Faktor yang berpengaruh terhadap kecenderungan Cinderella complex adalah konsep diri. Menurut penelitian yang dilakukan oleh Maccoby dan Jacklin (1974, dikutip Handayani & Novianto, 2004, h.172-173), menunjukkan bahwa keyakinan yang tumbuh dalam konsep diri perempuan mengenai ciri-ciri sifat yang distereotipkan untuknya mengakibatkan perempuan tergantung dan tidak kompeten.
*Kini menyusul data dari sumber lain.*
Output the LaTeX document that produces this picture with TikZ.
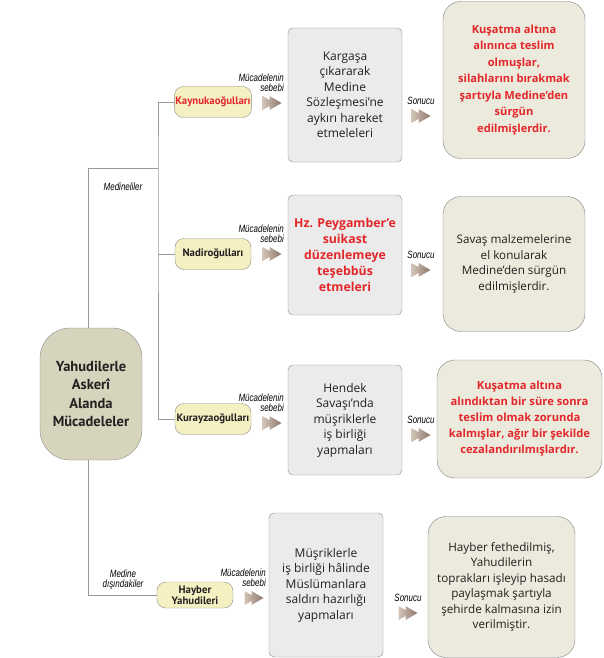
\documentclass[tikz,border=0pt]{standalone}
\usepackage{fontspec}
\setmainfont{Open Sans}
\newfontfamily\dar[FakeStretch=0.76]{Liberation Sans}
\newfontfamily\baslik{PT Sans}
\usetikzlibrary{positioning}

\definecolor{anarenk}{HTML}{D6D4BC}
\definecolor{sari}{HTML}{F5F0C2}
\definecolor{gri}{HTML}{EBEBEB}
\definecolor{bej}{HTML}{ECEADC}
\definecolor{kirmizi}{HTML}{E3262A}
\definecolor{yazi}{HTML}{231F20}
\definecolor{okacik}{HTML}{D2C4B8}
\definecolor{okkoyu}{HTML}{8E766A}

% double arrow head
\newcommand{\ok}[1]{%
  \shade[shift={(#1)}, left color=okacik, right color=okkoyu]
    (-9.5,-7) -- (2.5,0) -- (-9.5,7) -- cycle
    (-2.5,-7) -- (9.5,0) -- (-2.5,7) -- cycle;}

\begin{document}
\begin{tikzpicture}[x=1pt, y=-1pt,
    ana/.style={rectangle, draw=black!45, fill=anarenk, rounded corners=30pt, minimum width=102pt, minimum height=132pt, align=center, font=\baslik\bfseries\fontsize{14.5}{18.3}\selectfont, text=yazi},
    kavim/.style={rectangle, draw=black!45, fill=sari, rounded corners=9pt, minimum width=76pt, minimum height=31pt, inner sep=1pt, align=center, font=\baslik\bfseries\fontsize{10.8}{12}\selectfont, text=yazi},
    sebep/.style={rectangle, draw=black!45, fill=gri, rounded corners=5pt, minimum width=114pt, align=center, font=\fontsize{12}{15.5}\selectfont, text=yazi},
    sonuc/.style={rectangle, draw=black!50, fill=bej, rounded corners=18pt, align=center, font=\fontsize{11.7}{15.5}\selectfont, text=yazi},
    vurgu/.style={text=kirmizi, font=\bfseries\fontsize{11.1}{16.5}\selectfont},
    etiket/.style={inner sep=0pt, align=right, font=\dar\itshape\fontsize{10.5}{10}\selectfont},
    dal/.style={draw=black!40, line width=0.9pt}]

    \useasboundingbox (0,0) rectangle (604,658);

    % Nodes
    \node[ana] (ana) at (91,394) {Yahudilerle\\Askerî\\Alanda\\Mücadeleler};

    \node[kavim] (kay) at (213,102) {\textcolor{kirmizi}{Kaynukaoğulları}};
    \node[kavim] (nad) at (213,254) {Nadiroğulları};
    \node[kavim] (kur) at (213,419) {Kurayzaoğulları};
    \node[kavim, minimum height=26pt, font=\baslik\bfseries\fontsize{10.8}{11}\selectfont] (hay) at (195,595) {Hayber\\Yahudileri};

    \node[sebep, minimum height=134pt] (sebep1) at (345,95) {Kargaşa\\çıkararak\\Medine\\Sözleşmesi’ne\\aykırı hareket\\etmeleleri};
    \node[sebep, minimum height=120pt, vurgu, font=\bfseries\fontsize{12.3}{16}\selectfont] (sebep2) at (345,255) {Hz. Peygamber’e\\suikast\\düzenlemeye\\teşebbüs\\etmeleri};
    \node[sebep, minimum height=110pt] (sebep3) at (345,420) {Hendek\\Savaşı’nda\\müşriklerle\\iş birliği\\yapmaları};
    \node[sebep, minimum height=144pt] (sebep4) at (326,585) {Müşriklerle\\iş birliği hâlinde\\Müslümanlara\\saldırı hazırlığı\\yapmaları};

    \node[sonuc, minimum width=142pt, minimum height=157pt, vurgu] (sonuc1) at (514,80) {Kuşatma altına\\alınınca teslim\\olmuşlar,\\silahlarını bırakmak\\şartıyla Medine’den\\sürgün\\edilmişlerdir.};
    \node[sonuc, minimum width=142pt, minimum height=135pt] (sonuc2) at (514,264) {Savaş malzemelerine\\el konularak\\Medine’den sürgün\\edilmişlerdir.};
    \node[sonuc, minimum width=165pt, minimum height=118pt, vurgu, font=\bfseries\fontsize{11.2}{16}\selectfont] (sonuc3) at (519.5,419) {Kuşatma altına\\alındıktan bir süre sonra\\teslim olmak zorunda\\kalmışlar, ağır bir şekilde\\cezalandırılmışlardır.};
    \node[sonuc, minimum width=147pt, minimum height=141pt] (sonuc4) at (501.5,587) {Hayber fethedilmiş,\\Yahudilerin\\toprakları işleyip hasadı\\paylaşmak şartıyla\\şehirde kalmasına izin\\verilmiştir.};

    % Branches
    \coordinate (medine) at (158,168);
    \draw[dal] ([xshift=-3pt]ana.north) |- (medine);
    \draw[dal] (kay.west) -| (medine) |- (kur.west);
    \draw[dal] (nad.west) -- (nad.west -| medine);
    \draw[dal] ([xshift=-3pt]ana.south) |- (hay.west);

    \node[etiket, align=center] (medineli) at (123,187) {Medineliler};
    \node[etiket, align=center] (disari) at (123,580) {Medine\\dışındakiler};

    % Arrows
    \foreach \y/\n in {103/1, 254/2, 423/3} {
      \ok{272,\y}
      \node[etiket, anchor=south east] (neden\n) at (284,\y-11) {Mücadelenin\\sebebi};
    }
    \ok{254,598}
    \node[etiket, anchor=south east] (neden4) at (266,587) {Mücadelenin\\sebebi};

    \foreach \y/\n in {116/1, 270/2, 435/3, 613/4} {
      \pgfmathsetmacro{\okx}{\n==4 ? 408 : 421}
      \ok{\okx,\y}
      \node[etiket] (sonucu\n) at (\okx,\y-15) {Sonucu};
    }
\end{tikzpicture}
\end{document}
Brooks & Emmert (dikutip Rakhmat, 2007, h.105), keberhasilan seseorang melakukan sesuatu banyak tergantung pada kualitas konsep dirinya, baik positif maupun negatif. Keyakinan yang tumbuh di dalam konsep diri perempuan karena adanya stereotipe gender dari lingkungan maupun dari faktor internal dapat memunculkan kecenderungan Cinderella complex. Seseorang yang tergantung disebabkan karena memiliki harga diri yang rendah sehingga membutuhkan dukungan dan bimbingan orang lain (Livesly, Schroeder, & Jackson, 1990, dikutip Halgin & Whitbourne, 2000, h.158-159). Dowling (1992, h.103) menjelaskan perempuan yang tergantung memiliki harga diri yang rendah sehingga seringkali menekan inisiatif dan aspirasinya. (Dowling, 1992, h.25-29).
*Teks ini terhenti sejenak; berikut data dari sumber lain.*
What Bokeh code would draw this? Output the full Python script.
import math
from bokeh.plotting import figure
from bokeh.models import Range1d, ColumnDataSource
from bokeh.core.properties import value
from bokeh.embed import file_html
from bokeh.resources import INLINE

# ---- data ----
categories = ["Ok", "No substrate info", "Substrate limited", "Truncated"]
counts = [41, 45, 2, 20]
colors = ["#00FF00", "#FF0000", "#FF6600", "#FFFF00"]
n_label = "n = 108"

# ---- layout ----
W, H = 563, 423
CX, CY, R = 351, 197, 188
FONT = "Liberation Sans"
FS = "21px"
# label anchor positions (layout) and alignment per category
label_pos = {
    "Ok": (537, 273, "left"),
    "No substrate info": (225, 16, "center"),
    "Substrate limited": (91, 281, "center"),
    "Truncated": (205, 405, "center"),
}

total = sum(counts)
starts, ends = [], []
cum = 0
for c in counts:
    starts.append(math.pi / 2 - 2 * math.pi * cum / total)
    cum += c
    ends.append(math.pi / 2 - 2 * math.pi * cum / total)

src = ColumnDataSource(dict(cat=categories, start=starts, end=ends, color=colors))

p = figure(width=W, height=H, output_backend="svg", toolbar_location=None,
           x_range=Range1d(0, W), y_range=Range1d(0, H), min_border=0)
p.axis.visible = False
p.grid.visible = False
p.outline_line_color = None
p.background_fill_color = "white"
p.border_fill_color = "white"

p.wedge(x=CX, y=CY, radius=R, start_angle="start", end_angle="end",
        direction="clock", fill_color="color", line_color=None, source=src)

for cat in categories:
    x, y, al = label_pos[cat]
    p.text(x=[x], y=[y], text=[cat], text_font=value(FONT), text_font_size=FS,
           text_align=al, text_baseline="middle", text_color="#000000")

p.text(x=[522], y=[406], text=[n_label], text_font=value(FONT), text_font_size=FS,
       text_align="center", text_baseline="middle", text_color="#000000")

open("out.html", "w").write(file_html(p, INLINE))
Menurut Calhoun & Acocella (1990, h.71-73), harga diri berhubungan dengan konsep diri. Individu yang memiliki konsep diri yang positif akan memiliki penilaian yang positif terhadap dirinya sehingga dapat menerima dirinya sendiri secara apa adanya. Individu yang memiliki konsep diri yang negatif akan memiliki penilaian negatif terhadap dirinya sehingga merasa bahwa dirinya tidak cukup berharga dibandingkan oranglain. Menurut Hurlock (1997, h.235), keberhasilan seorang untuk mandiri adalh remaja harus memiliki konsep diri yang stabil. Konsep diri yang stabil akan membantu remaja dalam memandang dirinya dengan cara yang lebih konsisten sehingga akan meningkatkan harga diri dan memperkecil perasaan tidak mampu.